The March 22 launch of Popcornflix.com, a new ad-supported movie service, offering 200 films for free, marks the first such venture completely operated by an independent, with no major studio involvement.
Popcornflix.com offers independent films supported by ads, with most of the films coming from Screen Media’s library, with Screen Media working on deals to add films from other independent producers via revenue-sharing agreements. Screen Media has more than 1,500 films in its library, and aims to add more than 1,000 titles to Popcornflix in the next six to nine months.
Some of the more popular offerings available at launch include Super High Me, 18 Fingers of Death, Mojave Moon and 2 Brothers and a Bride.
Genres available at launch include romance, comedy, children, urban, action/thrillers, horror, Spanish and documentaries. Delfiner said the company would add foreign films, Bollywood and Web original categories soon.
“The reaction has been phenomenal,” Delfiner said. “We’ve built an optimal consumer experience for viewing free content.”
A 15- or 30-second ad launches before every film, with ads popping up during the film, and static ads shown on screen when a film isn’t playing full screen.
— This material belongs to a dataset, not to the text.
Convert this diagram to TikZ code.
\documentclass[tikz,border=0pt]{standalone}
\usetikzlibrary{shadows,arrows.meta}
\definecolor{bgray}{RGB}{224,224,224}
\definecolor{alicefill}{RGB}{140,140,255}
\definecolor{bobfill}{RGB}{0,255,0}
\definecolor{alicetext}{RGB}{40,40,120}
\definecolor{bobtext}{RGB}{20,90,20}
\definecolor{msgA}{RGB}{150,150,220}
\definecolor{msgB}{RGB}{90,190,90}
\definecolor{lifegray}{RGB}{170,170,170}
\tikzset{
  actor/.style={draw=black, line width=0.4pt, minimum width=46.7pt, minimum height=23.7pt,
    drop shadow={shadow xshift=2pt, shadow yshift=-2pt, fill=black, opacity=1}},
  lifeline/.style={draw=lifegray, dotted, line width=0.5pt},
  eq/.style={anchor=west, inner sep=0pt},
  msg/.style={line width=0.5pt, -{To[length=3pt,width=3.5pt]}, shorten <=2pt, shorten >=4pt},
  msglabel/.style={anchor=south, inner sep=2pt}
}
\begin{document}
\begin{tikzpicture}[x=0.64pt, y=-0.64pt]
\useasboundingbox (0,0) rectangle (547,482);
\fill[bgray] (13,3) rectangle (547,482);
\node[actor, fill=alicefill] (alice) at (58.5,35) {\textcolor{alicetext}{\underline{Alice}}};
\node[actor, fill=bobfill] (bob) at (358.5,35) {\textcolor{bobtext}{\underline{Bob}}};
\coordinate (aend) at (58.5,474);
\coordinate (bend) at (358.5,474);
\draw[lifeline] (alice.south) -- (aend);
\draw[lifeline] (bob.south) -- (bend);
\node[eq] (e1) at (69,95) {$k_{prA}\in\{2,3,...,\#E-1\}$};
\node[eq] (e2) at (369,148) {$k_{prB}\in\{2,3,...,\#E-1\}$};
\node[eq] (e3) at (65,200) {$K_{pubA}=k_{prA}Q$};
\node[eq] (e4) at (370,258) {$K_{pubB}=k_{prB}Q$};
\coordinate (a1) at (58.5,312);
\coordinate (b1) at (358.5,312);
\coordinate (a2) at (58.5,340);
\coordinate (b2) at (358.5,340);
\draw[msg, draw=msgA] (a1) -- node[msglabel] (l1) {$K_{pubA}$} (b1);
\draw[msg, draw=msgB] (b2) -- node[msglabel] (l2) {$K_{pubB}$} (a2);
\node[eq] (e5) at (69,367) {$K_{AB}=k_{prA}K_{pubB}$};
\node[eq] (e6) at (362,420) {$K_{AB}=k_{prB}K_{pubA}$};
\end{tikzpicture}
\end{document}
Films launch quickly and offer simple pause, play, fast-forward, rewind and volume controls. Unobtrusive menu options include the ability to email a link to the film, access basic film information, and share the film’s link on Facebook and Twitter.
Delfiner said Screen Media would use the site to help drive DVD sales.
“The digital business is evolving, and that’s not a bad thing,” Delfiner said. “But the physical piece of this business is by no means over.”
And because the films are formatted as H.264 video, they’ll be optimal for when Popcornflix.com is included on connected devices, including Roku, Boxee and HDTVs, Delfiner added.
“We’re going to be very particular about what we put up,” he said. “There are challenges in every aspect of distribution, but we believe we have something special here.”